* begin *

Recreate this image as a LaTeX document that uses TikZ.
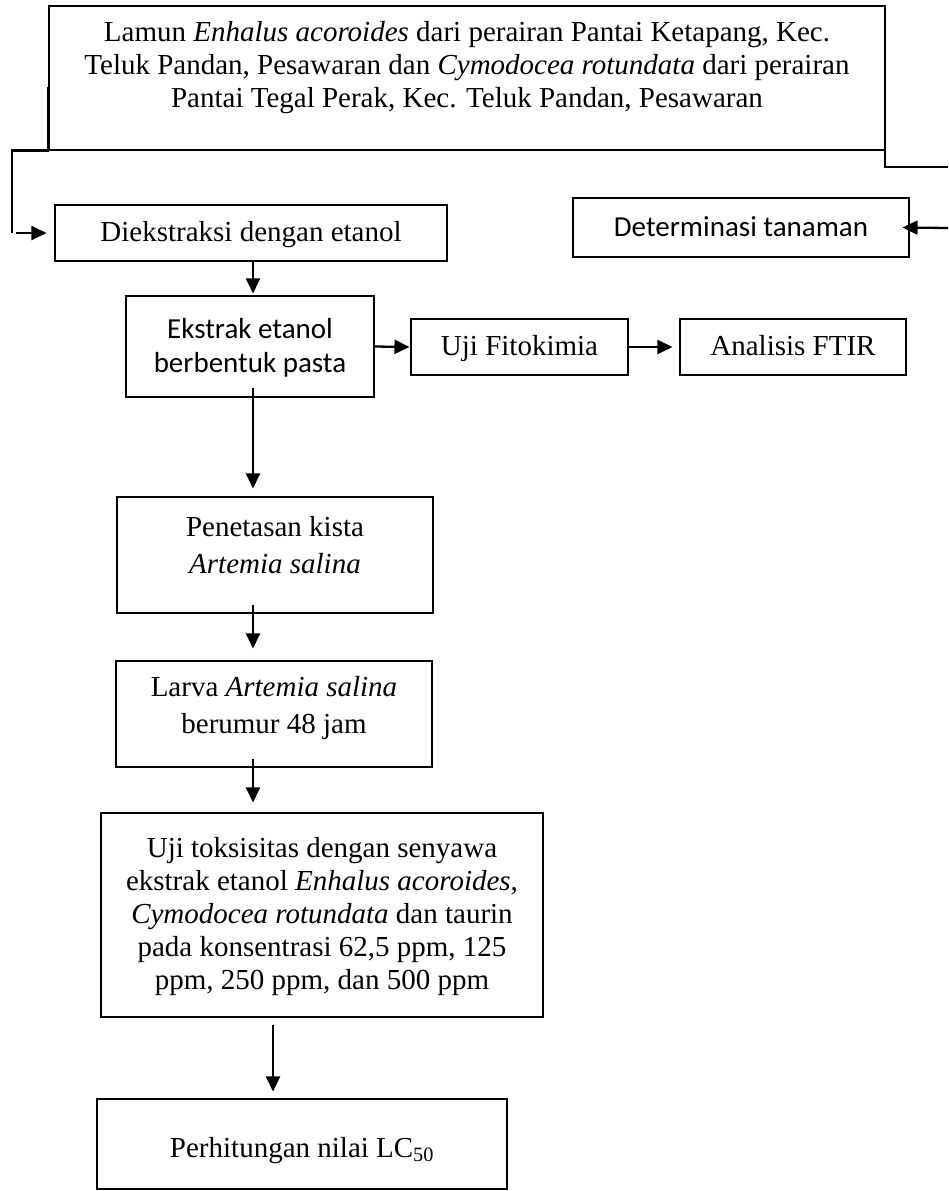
\documentclass[tikz,border=0pt]{standalone}
\usepackage{fontspec}
\setmainfont{Liberation Serif}
\newfontfamily\calib{Carlito}
\usetikzlibrary{arrows.meta,calc}
\begin{document}
\begin{tikzpicture}[x=1pt,y=-1pt,
  box/.style={draw=black, line width=1.1pt, inner sep=0pt},
  txt/.style={align=center, inner sep=0pt, font=\fontsize{29}{33}\selectfont},
  oneline/.style={text height=20pt, text depth=6pt},
  wide/.style={align=center, inner sep=0pt, font=\fontsize{29}{37.5}\selectfont},
  arr/.style={line width=2.3pt, -{Triangle[length=15pt,width=14pt]}},
  ln/.style={line width=2.3pt}]
\useasboundingbox (0,0) rectangle (948,1191);

% boxes
\node[box, minimum width=836pt, minimum height=144pt] (top) at (467,78) {};
\node[txt] (topT) at (467,68) {Lamun \textit{Enhalus acoroides} dari perairan Pantai Ketapang, Kec.\\ Teluk Pandan, Pesawaran dan \textit{Cymodocea rotundata} dari perairan\\ Pantai Tegal Perak, Kec. Teluk Pandan, Pesawaran};

\node[box, minimum width=392pt, minimum height=56pt] (diek) at (251,233) {};
\node[txt, oneline] (diekT) at (251,234) {Diekstraksi dengan etanol};

\node[box, minimum width=336pt, minimum height=59pt] (det) at (741,227.5) {};
\node[txt, oneline, font=\calib\fontsize{29}{33}\selectfont] (detT) at (741,229) {Determinasi tanaman};

\node[box, minimum width=248pt, minimum height=101pt] (ekstrak) at (250,346.5) {};
\node[txt, font=\calib\fontsize{29}{34}\selectfont] (ekstrakT) at (250,348) {Ekstrak etanol\\ berbentuk pasta};

\node[box, minimum width=217pt, minimum height=56pt] (fito) at (519.5,347) {};
\node[txt, oneline] (fitoT) at (519.5,348) {Uji Fitokimia};

\node[box, minimum width=226pt, minimum height=56pt] (ftir) at (793,347) {};
\node[txt, oneline] (ftirT) at (793,348) {Analisis FTIR};

\node[box, minimum width=316pt, minimum height=116pt] (pen) at (275,555) {};
\node[wide] (penT) at (275,545) {Penetasan kista\\ \textit{Artemia salina}};

\node[box, minimum width=316pt, minimum height=106pt] (larva) at (274,714) {};
\node[wide] (larvaT) at (274,708) {Larva \textit{Artemia salina}\\ berumur 48 jam};

\node[box, minimum width=442pt, minimum height=204pt] (uji) at (322,915) {};
\node[txt] (ujiT) at (322,917) {Uji toksisitas dengan senyawa\\ ekstrak etanol \textit{Enhalus acoroides},\\ \textit{Cymodocea rotundata} dan taurin\\ pada konsentrasi 62,5 ppm, 125\\ ppm, 250 ppm, dan 500 ppm};

\node[box, minimum width=410pt, minimum height=90pt] (perh) at (302,1144) {};
\node[txt, oneline] (perhT) at (302,1150) {Perhitungan nilai LC\textsubscript{50}};

% helper coordinates
\coordinate (ax) at (253,0);
\coordinate (bx) at (273,0);
\coordinate (lT) at (48,87);
\coordinate (lB) at (12,233);
\coordinate (rT) at (885,93);
\coordinate (rE) at (948,167);
\coordinate (rA) at (948,228);

% connectors
\draw[ln] (lT) -- (lT |- top.south) -| (lB);
\draw[arr] ($(lB)+(4,0)$) -- ($(diek.west)+(-8,0)$);
\draw[ln] (rT) |- (rE);
\draw[arr] (rA) -- ($(det.east)+(-7,0)$);

\draw[arr] (diek.south -| ax) -- ($(ekstrak.north -| ax)+(0,-2)$);
\draw[arr] (ekstrak.east) -- ($(fito.west)+(-1,0)$);
\draw[arr] (fito.east) -- ($(ftir.west)+(-7,0)$);
\draw[arr] ($(ekstrak.south -| ax)+(0,-10)$) -- ($(pen.north -| ax)+(0,-8)$);
\draw[arr] ($(pen.south -| ax)+(0,-9)$) -- ($(larva.north -| ax)+(0,-12)$);
\draw[arr] ($(larva.south -| ax)+(0,-9)$) -- ($(uji.north -| ax)+(0,-10)$);
\draw[arr] ($(uji.south -| bx)+(0,7)$) -- ($(perh.north -| bx)+(0,-7)$);
\end{tikzpicture}
\end{document}
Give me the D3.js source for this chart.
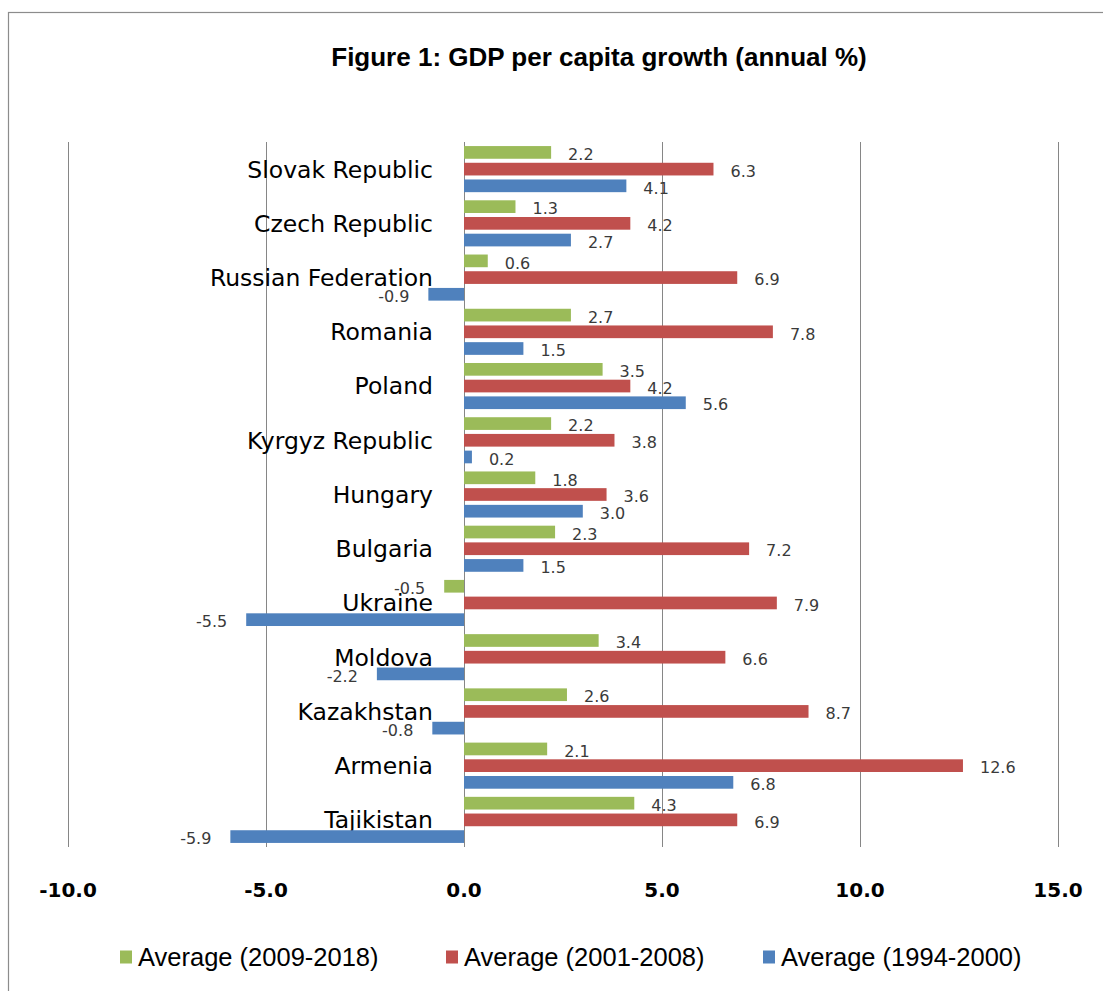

* end *

Only the lines from the start of the records to the line with "oneline] (fitoT) at" belong in the copy. Print them exactly, minus pictures.

> _Task result_:
Recreate this image as a LaTeX document that uses TikZ.
\documentclass[tikz,border=0pt]{standalone}
\usepackage{fontspec}
\setmainfont{Liberation Serif}
\newfontfamily\calib{Carlito}
\usetikzlibrary{arrows.meta,calc}
\begin{document}
\begin{tikzpicture}[x=1pt,y=-1pt,
  box/.style={draw=black, line width=1.1pt, inner sep=0pt},
  txt/.style={align=center, inner sep=0pt, font=\fontsize{29}{33}\selectfont},
  oneline/.style={text height=20pt, text depth=6pt},
  wide/.style={align=center, inner sep=0pt, font=\fontsize{29}{37.5}\selectfont},
  arr/.style={line width=2.3pt, -{Triangle[length=15pt,width=14pt]}},
  ln/.style={line width=2.3pt}]
\useasboundingbox (0,0) rectangle (948,1191);

% boxes
\node[box, minimum width=836pt, minimum height=144pt] (top) at (467,78) {};
\node[txt] (topT) at (467,68) {Lamun \textit{Enhalus acoroides} dari perairan Pantai Ketapang, Kec.\\ Teluk Pandan, Pesawaran dan \textit{Cymodocea rotundata} dari perairan\\ Pantai Tegal Perak, Kec. Teluk Pandan, Pesawaran};

\node[box, minimum width=392pt, minimum height=56pt] (diek) at (251,233) {};
\node[txt, oneline] (diekT) at (251,234) {Diekstraksi dengan etanol};

\node[box, minimum width=336pt, minimum height=59pt] (det) at (741,227.5) {};
\node[txt, oneline, font=\calib\fontsize{29}{33}\selectfont] (detT) at (741,229) {Determinasi tanaman};

\node[box, minimum width=248pt, minimum height=101pt] (ekstrak) at (250,346.5) {};
\node[txt, font=\calib\fontsize{29}{34}\selectfont] (ekstrakT) at (250,348) {Ekstrak etanol\\ berbentuk pasta};

\node[box, minimum width=217pt, minimum height=56pt] (fito) at (519.5,347) {};
\node[txt, oneline] (fitoT) at (519.5,348) {Uji Fitokimia};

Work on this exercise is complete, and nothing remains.